■ Work instructions: Check every line of the entries that follow, and copy the ones containing "this".

## BEGIN Data for the task

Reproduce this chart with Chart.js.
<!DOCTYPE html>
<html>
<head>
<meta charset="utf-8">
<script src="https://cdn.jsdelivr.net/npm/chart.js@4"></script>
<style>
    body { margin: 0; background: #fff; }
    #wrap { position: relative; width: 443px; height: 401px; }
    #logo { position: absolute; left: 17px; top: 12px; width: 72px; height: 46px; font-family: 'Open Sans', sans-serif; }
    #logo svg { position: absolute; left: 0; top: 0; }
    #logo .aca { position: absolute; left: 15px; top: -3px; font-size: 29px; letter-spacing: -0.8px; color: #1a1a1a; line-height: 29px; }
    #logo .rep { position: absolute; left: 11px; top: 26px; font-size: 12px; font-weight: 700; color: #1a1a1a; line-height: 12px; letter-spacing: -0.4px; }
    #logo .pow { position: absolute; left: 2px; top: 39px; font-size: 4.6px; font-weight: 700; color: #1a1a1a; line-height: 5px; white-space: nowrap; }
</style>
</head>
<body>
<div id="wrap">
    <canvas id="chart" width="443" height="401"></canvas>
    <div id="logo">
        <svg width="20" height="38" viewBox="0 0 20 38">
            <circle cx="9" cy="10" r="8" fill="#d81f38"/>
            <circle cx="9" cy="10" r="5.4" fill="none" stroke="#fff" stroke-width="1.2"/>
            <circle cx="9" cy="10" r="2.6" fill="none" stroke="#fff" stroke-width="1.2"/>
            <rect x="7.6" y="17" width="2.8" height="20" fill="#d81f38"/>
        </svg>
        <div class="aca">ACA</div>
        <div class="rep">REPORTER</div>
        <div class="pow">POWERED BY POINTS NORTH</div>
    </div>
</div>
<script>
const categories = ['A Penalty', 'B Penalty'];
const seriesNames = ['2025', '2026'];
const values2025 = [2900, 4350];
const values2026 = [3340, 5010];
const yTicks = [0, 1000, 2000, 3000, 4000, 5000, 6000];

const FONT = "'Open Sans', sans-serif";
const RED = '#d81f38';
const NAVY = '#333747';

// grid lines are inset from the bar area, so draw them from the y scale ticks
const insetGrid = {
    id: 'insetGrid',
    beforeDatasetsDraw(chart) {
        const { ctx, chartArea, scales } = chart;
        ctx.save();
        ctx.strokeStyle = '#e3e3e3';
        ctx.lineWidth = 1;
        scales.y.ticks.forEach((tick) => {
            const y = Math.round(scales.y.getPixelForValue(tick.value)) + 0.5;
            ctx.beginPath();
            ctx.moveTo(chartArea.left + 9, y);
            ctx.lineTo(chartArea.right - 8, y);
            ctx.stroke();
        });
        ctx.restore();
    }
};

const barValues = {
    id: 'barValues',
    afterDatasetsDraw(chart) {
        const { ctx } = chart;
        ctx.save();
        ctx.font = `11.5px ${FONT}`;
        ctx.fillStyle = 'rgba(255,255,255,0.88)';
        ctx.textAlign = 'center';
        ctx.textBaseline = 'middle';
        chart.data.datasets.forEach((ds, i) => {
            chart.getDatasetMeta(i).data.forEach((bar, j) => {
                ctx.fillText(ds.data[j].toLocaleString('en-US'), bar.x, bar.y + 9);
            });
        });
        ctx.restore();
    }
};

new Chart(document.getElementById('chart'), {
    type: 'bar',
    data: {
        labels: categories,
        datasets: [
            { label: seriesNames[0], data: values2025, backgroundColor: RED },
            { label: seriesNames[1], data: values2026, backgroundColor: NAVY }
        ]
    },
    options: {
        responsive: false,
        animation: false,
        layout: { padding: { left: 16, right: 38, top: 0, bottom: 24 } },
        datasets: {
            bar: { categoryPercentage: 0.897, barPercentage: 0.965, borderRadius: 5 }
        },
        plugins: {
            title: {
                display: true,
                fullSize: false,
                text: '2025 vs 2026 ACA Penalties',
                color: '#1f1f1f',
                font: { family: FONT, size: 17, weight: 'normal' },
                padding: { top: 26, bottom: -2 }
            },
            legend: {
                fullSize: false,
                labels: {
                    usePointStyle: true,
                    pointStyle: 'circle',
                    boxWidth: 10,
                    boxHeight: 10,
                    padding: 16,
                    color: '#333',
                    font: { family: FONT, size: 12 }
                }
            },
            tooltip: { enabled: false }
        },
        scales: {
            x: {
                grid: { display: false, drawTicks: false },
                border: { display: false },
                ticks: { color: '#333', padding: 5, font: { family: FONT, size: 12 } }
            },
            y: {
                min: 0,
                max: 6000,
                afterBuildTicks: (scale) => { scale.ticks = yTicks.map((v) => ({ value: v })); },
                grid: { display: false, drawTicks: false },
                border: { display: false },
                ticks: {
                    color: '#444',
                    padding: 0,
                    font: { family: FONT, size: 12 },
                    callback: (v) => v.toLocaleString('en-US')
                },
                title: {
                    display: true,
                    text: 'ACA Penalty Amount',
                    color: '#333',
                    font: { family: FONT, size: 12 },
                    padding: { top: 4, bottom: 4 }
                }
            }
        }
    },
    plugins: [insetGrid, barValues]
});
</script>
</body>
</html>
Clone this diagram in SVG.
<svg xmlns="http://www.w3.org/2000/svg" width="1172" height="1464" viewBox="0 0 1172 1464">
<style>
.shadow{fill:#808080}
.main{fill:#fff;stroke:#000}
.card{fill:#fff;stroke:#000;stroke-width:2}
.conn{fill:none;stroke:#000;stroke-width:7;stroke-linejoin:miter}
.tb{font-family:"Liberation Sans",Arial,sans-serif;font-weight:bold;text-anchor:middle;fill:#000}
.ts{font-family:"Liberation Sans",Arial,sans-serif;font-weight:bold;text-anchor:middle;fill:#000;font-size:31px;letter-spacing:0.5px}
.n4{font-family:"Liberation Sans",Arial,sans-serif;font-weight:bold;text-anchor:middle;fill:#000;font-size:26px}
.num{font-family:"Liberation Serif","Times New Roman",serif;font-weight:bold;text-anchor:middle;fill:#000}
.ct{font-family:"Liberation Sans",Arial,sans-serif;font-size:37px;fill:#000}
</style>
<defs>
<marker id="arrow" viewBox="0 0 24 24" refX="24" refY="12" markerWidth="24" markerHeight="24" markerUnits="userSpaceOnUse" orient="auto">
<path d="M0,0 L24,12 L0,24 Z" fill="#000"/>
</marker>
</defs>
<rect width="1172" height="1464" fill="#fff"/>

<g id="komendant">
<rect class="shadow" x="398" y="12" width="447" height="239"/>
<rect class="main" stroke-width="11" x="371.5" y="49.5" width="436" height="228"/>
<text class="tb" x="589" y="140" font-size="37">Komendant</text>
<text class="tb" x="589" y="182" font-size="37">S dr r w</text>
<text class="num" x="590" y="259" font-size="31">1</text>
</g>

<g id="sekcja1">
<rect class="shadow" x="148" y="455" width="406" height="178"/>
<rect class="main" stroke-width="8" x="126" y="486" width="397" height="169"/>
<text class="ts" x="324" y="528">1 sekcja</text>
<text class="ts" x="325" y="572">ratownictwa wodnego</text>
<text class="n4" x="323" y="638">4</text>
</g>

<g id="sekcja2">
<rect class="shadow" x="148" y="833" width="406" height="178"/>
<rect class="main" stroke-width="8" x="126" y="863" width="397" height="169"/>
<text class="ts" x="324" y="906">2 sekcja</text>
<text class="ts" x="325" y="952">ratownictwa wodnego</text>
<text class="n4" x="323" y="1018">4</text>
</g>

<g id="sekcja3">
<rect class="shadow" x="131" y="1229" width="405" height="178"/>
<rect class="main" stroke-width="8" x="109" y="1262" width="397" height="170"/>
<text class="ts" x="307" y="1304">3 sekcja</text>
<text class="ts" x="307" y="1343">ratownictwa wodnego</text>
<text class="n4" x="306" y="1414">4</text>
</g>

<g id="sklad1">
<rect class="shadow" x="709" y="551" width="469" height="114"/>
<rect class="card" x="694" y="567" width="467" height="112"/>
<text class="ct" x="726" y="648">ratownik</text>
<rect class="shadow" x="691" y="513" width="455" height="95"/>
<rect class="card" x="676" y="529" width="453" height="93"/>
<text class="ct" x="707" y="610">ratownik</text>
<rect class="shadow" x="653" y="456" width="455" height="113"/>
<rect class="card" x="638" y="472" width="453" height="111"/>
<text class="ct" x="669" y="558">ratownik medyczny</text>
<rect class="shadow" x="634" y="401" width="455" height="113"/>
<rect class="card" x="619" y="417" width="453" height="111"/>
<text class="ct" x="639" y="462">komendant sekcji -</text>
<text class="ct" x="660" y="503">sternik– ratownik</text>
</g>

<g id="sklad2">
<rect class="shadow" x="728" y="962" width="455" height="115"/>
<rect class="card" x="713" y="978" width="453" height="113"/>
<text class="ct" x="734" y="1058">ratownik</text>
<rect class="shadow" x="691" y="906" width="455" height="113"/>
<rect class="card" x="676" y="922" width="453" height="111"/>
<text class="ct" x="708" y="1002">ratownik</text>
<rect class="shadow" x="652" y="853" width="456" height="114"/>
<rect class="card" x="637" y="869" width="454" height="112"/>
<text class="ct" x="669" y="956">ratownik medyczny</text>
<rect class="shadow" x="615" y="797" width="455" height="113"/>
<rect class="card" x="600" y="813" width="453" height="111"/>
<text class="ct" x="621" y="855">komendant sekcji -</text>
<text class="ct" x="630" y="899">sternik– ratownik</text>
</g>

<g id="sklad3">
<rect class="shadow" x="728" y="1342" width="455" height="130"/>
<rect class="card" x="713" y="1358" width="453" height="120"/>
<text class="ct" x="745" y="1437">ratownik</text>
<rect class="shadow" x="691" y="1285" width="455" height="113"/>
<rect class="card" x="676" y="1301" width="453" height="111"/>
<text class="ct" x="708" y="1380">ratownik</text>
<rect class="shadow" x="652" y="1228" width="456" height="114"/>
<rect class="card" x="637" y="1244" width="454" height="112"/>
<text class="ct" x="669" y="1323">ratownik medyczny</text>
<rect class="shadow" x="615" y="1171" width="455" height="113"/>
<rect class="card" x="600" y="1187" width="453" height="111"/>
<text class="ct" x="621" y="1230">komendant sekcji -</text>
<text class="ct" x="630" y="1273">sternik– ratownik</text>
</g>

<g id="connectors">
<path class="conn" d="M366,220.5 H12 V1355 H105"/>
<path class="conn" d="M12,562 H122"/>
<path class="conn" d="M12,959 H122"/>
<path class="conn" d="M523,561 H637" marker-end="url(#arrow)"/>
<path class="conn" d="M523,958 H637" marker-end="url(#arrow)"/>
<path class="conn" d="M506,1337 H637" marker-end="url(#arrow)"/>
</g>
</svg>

## END Data for the task

■ Completed task:
Reproduce this chart with Chart.js.
Clone this diagram in SVG.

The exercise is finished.